Many astronomical objects are much smaller and observations require an angular resolution of one arc second (1/60 arc minute) or less, which would require larger telescopes or observing at shorter wavelengths. The fabrication accuracy of a lens or concave mirror must be better than 1/20th of the wavelength of the observed radiation, which quickly pushes the technical challenges and costs of larger telescopes to the limits of feasibility.

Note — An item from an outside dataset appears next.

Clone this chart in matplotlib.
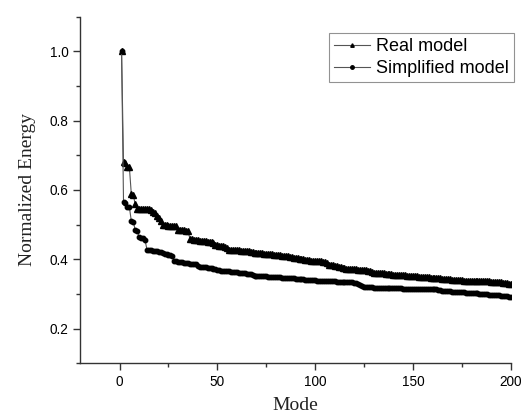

The interferometry trick: By cleverly combining several small telescopes, a resolving power equivalent to that of a much larger telescope can be achieved; here, it is not the diameter of the individual telescopes that is decisive, but the maximum distance between the telescopes. any distributed, small telescopes then act like a very spotty, large telescope. The poorly filled collecting surface of such an interferometer has its price: The image has a better resolution (image sharpness), but it looks filtered like through dirty and spotty glasses. Therefore, one always chooses the local arrangement of the telescopes in such a way that the information hoped for from the celestial object is optimally visible: the widest possible distribution of the telescopes to see sharp details, with the more extended structures disappearing, or vice versa. The true overall image of the source is difficult to image with an interferometer, but it offers us the perception of minute details that would never be visible with a (feasible) single telescope. 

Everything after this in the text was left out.